Last week, rather than adopt a proposed ordinance, the Hannibal City Council chose to let voters decide in coming months through a referendum.
Chloramine has been used to treat drinking water for decades. Its use skyrocketed after the federal Environmental Protection Agency placed stricter limits in 1998 and 2006 on 11 disinfection byproducts.
Most, such as chloroform, are created when chlorine interacts with naturally occurring organic material in rivers and other water sources, and some are considered probable human carcinogens.
But many experts now say chloramine is creating problems of its own. Researchers have identified hundreds of disinfection byproducts in drinking water, including some that increase in the presence of chloramine and can be more toxic than those regulated by the EPA.
Based on data from 11 cities, a 240-page study published in April by the Water Research Foundation, a Denver nonprofit that gets funding from the utility industry, concluded that utilities looking to reduce levels of such disinfection byproducts should avoid chloramine, among other options.

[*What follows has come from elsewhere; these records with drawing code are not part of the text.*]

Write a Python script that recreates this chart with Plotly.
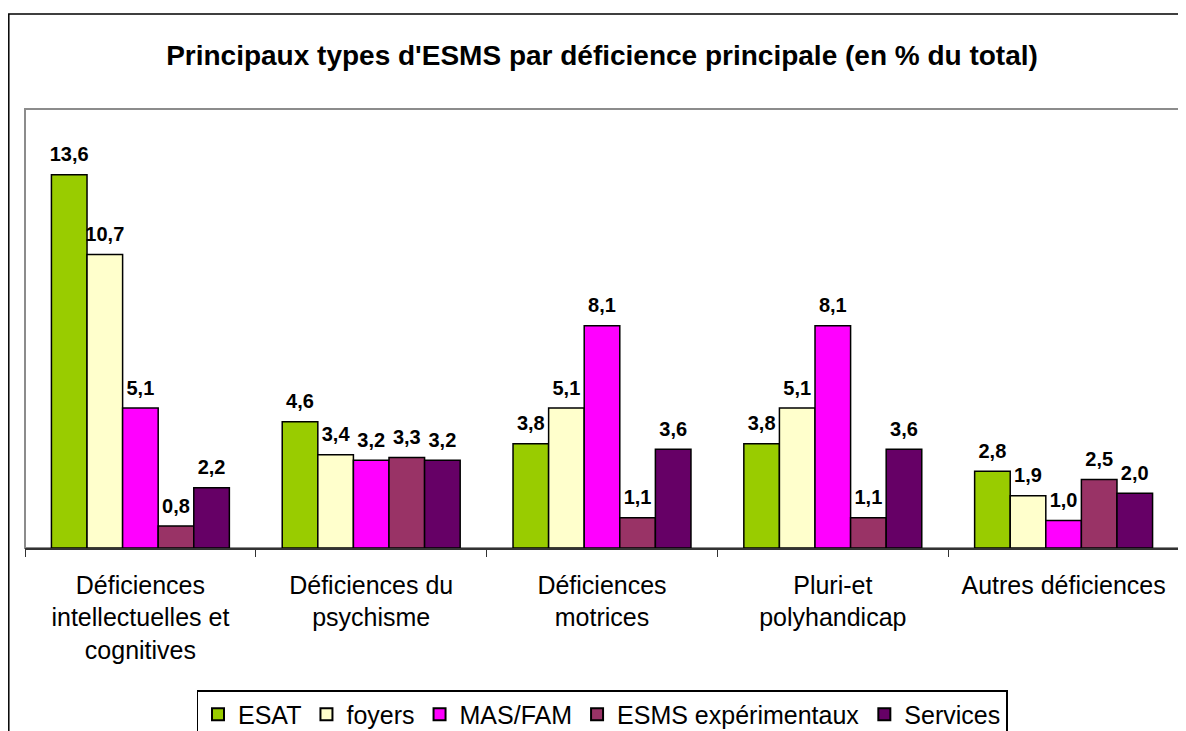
import plotly.graph_objects as go

categories = [
    "Déficiences<br>intellectuelles et<br>cognitives",
    "Déficiences du<br>psychisme",
    "Déficiences<br>motrices",
    "Pluri-et<br>polyhandicap",
    "Autres déficiences",
]
series_names = ["ESAT", "foyers", "MAS/FAM", "ESMS expérimentaux", "Services"]
esat = [13.6, 4.6, 3.8, 3.8, 2.8]
foyers = [10.7, 3.4, 5.1, 5.1, 1.9]
mas_fam = [5.1, 3.2, 8.1, 8.1, 1.0]
esms_exp = [0.8, 3.3, 1.1, 1.1, 2.5]
services = [2.2, 3.2, 3.6, 3.6, 2.0]
series_values = [esat, foyers, mas_fam, esms_exp, services]
colors = ["#99CC00", "#FFFFCC", "#FF00FF", "#993366", "#660066"]

FONT = "Arial, Liberation Sans, sans-serif"

# page has an 8px body margin: figure drawn at (8, 8)
W, H = 1178, 723
L, R, T, B = 17, 7, 101, 183
PH = H - T - B

fig = go.Figure()
for name, vals, col in zip(series_names, series_values, colors):
    fig.add_trace(go.Bar(
        name=name, x=categories, y=vals,
        marker=dict(color=col, line=dict(color="black", width=1.5)),
        hoverinfo="skip",
    ))
# value labels, grouped like the bars
for name, vals in zip(series_names, series_values):
    fig.add_trace(go.Scatter(
        x=categories, y=vals, mode="markers+text", showlegend=False,
        marker=dict(size=12, opacity=0),
        texttemplate="%{y:.1f}", textposition="top center",
        textfont=dict(family=FONT, size=20, color="black", weight="bold"),
        cliponaxis=False, hoverinfo="skip",
    ))

fig.update_layout(
    width=W, height=H,
    margin=dict(l=L, r=R, t=T, b=B, autoexpand=False),
    paper_bgcolor="white", plot_bgcolor="white",
    separators=", ",
    barmode="group", bargap=0.229, bargroupgap=0,
    scattermode="group", scattergap=0.229,
    font=dict(family=FONT, color="black"),
    title=dict(text="<b>Principaux types d'ESMS par déficience principale (en % du total)</b>",
               x=0.5, xref="paper", xanchor="center", y=1 - 47 / H, yref="container", yanchor="middle",
               font=dict(family=FONT, size=28, color="black")),
    showlegend=True,
    legend=dict(orientation="h", x=0.5, xanchor="center", y=-(B - 41) / PH, yanchor="top",
                font=dict(family=FONT, size=25, color="black"),
                bordercolor="black", borderwidth=1.5, bgcolor="white",
                itemsizing="constant", tracegroupgap=0),
    xaxis=dict(showline=True, linecolor="#333333", linewidth=1.5, ticks="outside", tickson="boundaries",
               ticklen=7, tickcolor="#333333", tickwidth=1.2, showgrid=False, automargin=False,
               tickfont=dict(family=FONT, size=25, color="black"), ticklabelstandoff=14),
    yaxis=dict(range=[0, 16], showgrid=False, showticklabels=False, zeroline=False, ticks="",
               showline=False, automargin=False),
    shapes=[
        dict(type="rect", xref="paper", yref="paper", x0=0, x1=1, y0=0, y1=1,
             line=dict(color="#8C8C8C", width=2), layer="below"),
        dict(type="rect", xref="paper", yref="paper", x0=(0.8 - L) / (W - L - R), x1=1.05,
             y0=-0.6, y1=(PH + T - 6) / PH,
             line=dict(color="black", width=1.5), layer="below"),
    ],
)

fig.write_html("out.html")
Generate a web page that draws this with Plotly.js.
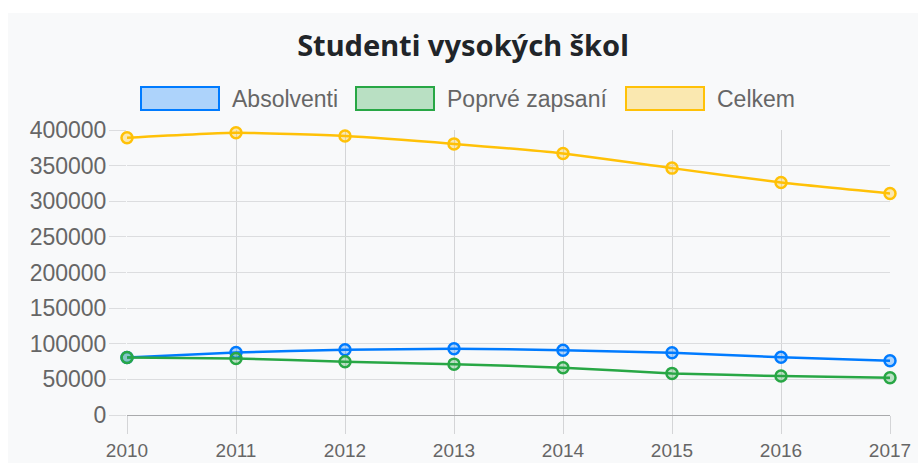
<!DOCTYPE html>
<html>
<head>
<meta charset="utf-8">
<script src="https://cdn.plot.ly/plotly-3.0.1.min.js"></script>
<style>
  html, body { margin: 0; padding: 0; background: #ffffff; }
  #chart { position: absolute; left: 8px; top: 13px; width: 910px; height: 450px; }
</style>
</head>
<body>
<div id="chart"></div>
<script>
// ---- Data ----
const years = [2010, 2011, 2012, 2013, 2014, 2015, 2016, 2017];
const absolventi = [80800, 87800, 91500, 92900, 91000, 87300, 81200, 76100];
const poprveZapsani = [80800, 79400, 74700, 71400, 66300, 58400, 54600, 52300];
const celkem = [389000, 396000, 391500, 380500, 367000, 346500, 326300, 311000];
const seriesNames = ["Absolventi", "Poprvé zapsaní", "Celkem"];
const seriesColors = ["0,123,255", "40,167,69", "255,193,7"];
const seriesValues = [absolventi, poprveZapsani, celkem];
const yTicks = [0, 50000, 100000, 150000, 200000, 250000, 300000, 350000, 400000];
const titleText = "Studenti vysokých škol";

// ---- Geometry helpers (pixels inside the chart div) ----
const W = 910, H = 450;
const M = { l: 119, r: 28, t: 117, b: 48 };
const pw = W - M.l - M.r, ph = H - M.t - M.b;
const px2paperX = px => (px - 8 - M.l) / pw;
const px2paperY = py => (H - M.b - (py - 13)) / ph;

const traces = seriesValues.map((vals, i) => ({
  type: "scatter",
  mode: "lines+markers",
  name: seriesNames[i],
  x: years,
  y: vals,
  cliponaxis: false,
  line: { color: "rgb(" + seriesColors[i] + ")", width: 2.5, shape: "spline", smoothing: 0.5 },
  marker: {
    size: 11,
    color: "rgba(" + seriesColors[i] + ",0.3)",
    line: { color: "rgb(" + seriesColors[i] + ")", width: 2.5 }
  },
  hoverinfo: "x+y+name"
}));

// Legend drawn as shapes + annotations (boxes like the reference)
const legendBoxX = [141, 356, 626];   // left px of each box
const boxW = 78, boxTop = 87, boxBot = 110;
const shapes = [];
const annotations = [];
seriesNames.forEach((name, i) => {
  shapes.push({
    type: "rect", xref: "paper", yref: "paper",
    x0: px2paperX(legendBoxX[i]), x1: px2paperX(legendBoxX[i] + boxW),
    y0: px2paperY(boxBot), y1: px2paperY(boxTop),
    fillcolor: "rgba(" + seriesColors[i] + ",0.3)",
    line: { color: "rgb(" + seriesColors[i] + ")", width: 2 },
    layer: "above"
  });
  annotations.push({
    xref: "paper", yref: "paper",
    x: px2paperX(legendBoxX[i] + boxW + 11), y: px2paperY((boxTop + boxBot) / 2),
    xanchor: "left", yanchor: "middle",
    text: name, showarrow: false,
    font: { family: "Liberation Sans, Arial, sans-serif", size: 23, color: "#666666" }
  });
});

const layout = {
  width: W, height: H,
  paper_bgcolor: "#f8f9fa",
  plot_bgcolor: "#f8f9fa",
  margin: M,
  showlegend: false,
  title: {
    text: "<b>" + titleText + "</b>",
    x: 0.5, xanchor: "center",
    y: 1 - 33 / H, yanchor: "middle", yref: "container",
    font: { family: "Noto Sans, Open Sans, sans-serif", size: 29, color: "#212529" }
  },
  xaxis: {
    type: "linear",
    range: [years[0], years[years.length - 1]],
    tickvals: years,
    ticktext: years.map(String),
    showgrid: true, gridcolor: "#d4d5d7", gridwidth: 1,
    ticks: "outside", ticklen: 18, tickcolor: "#d4d5d7", tickwidth: 1,
    showline: false, zeroline: false,
    tickfont: { family: "Liberation Sans, Arial, sans-serif", size: 19, color: "#666666" },
    fixedrange: true
  },
  yaxis: {
    range: [0, 400000],
    tickvals: yTicks,
    tickformat: "d",
    showgrid: true, gridcolor: "#dcdddf", gridwidth: 1,
    ticks: "outside", ticklen: 17, tickcolor: "#dcdddf", tickwidth: 1,
    ticklabelstandoff: -2,
    zeroline: true, zerolinecolor: "#a9aaac", zerolinewidth: 1,
    showline: false,
    tickfont: { family: "Liberation Sans, Arial, sans-serif", size: 23, color: "#666666" },
    fixedrange: true
  },
  shapes: shapes,
  annotations: annotations
};

Plotly.newPlot("chart", traces, layout, { displayModeBar: false, staticPlot: false });
</script>
</body>
</html>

“We’re questioning the wisdom of using chloramines as much as we do in this country,” said David Reckhow, a University of Massachusetts professor of civil and environmental engineering and lead author of the study. At the same time, he said research into the link between chloramine in drinking water and symptoms such as rashes is inconclusive.
The latest research raises questions about the effectiveness of the EPA’s regulations. An agency spokeswoman said the EPA plans to publish a decision by year-end on whether it will revise the rules.
The issue highlights the tricky balancing act carried out by public utilities that can lead to problems like the crisis in Flint, Mich. The city switched its drinking-water supply to the Flint River in 2014 and failed to add phosphate to make the water less corrosive, causing lead to leach from pipes into people’s homes. Flint didn’t added chloramine to its water system before its lead problems, and it hasn’t since, according to water experts.
For many utilities, using chloramine has been the most affordable way to cut the presence of regulated disinfection byproducts. But chloramine can make water more corrosive. Its use was blamed for lead contamination in Washington, D.C., in the early 2000s.
Poughkeepsie, N.Y., stopped using chloramine in 2010 after its water routinely ate through rubber gaskets in homes, turned water the color of tea and led some people to complain of rashes and breathing problems, said Randy Alstadt, the city’s water plant administrator. The utility, which serves 80,000 people, expects to have online in September a $12 million system that uses ozone and activated carbon to remove organic material from the water, which comes from the Hudson River. It will then reduce the amount of chlorine it uses.
By comparison, using chloramine had cost Poughkeepsie about $25,000 a year for the chemical and a storage tank, among other things, according to Mr. Alstadt. “It’s a low-cost alternative, but I don’t think it’s the right thing,” he said.
In Hannibal, which gets its drinking water from the Mississippi River, the Board of Public Works started using chloramine last fall after consistently exceeding EPA limits on regulated disinfectant byproducts between December 2011 and August 2015. One problem, according to Mr. Stevenson, is that water sits longer in less used parts of the system, allowing more byproducts to form.
Mr. Stevenson, the board’s head, said adopting an alternative to chloramine will cost the city millions of dollars it doesn’t have and likely take years for the permitting and construction of new facilities and filtration systems. If the city reverts to chlorine in the meantime, it will face fines for high levels of disinfection byproducts again. “This is our quandary,” he said.
Steve Via, director of federal relations at the American Water Works Association, which represents 4,500 water utilities, said chloramine should remain “a tool in the toolbox” for utilities.
He said recent research has raised concerns about unregulated chemicals created by chloramine, but the industry has a good track record of reducing regulated disinfection byproducts. “As a sector, we’re still trying to find out what’s the best solution,” he said.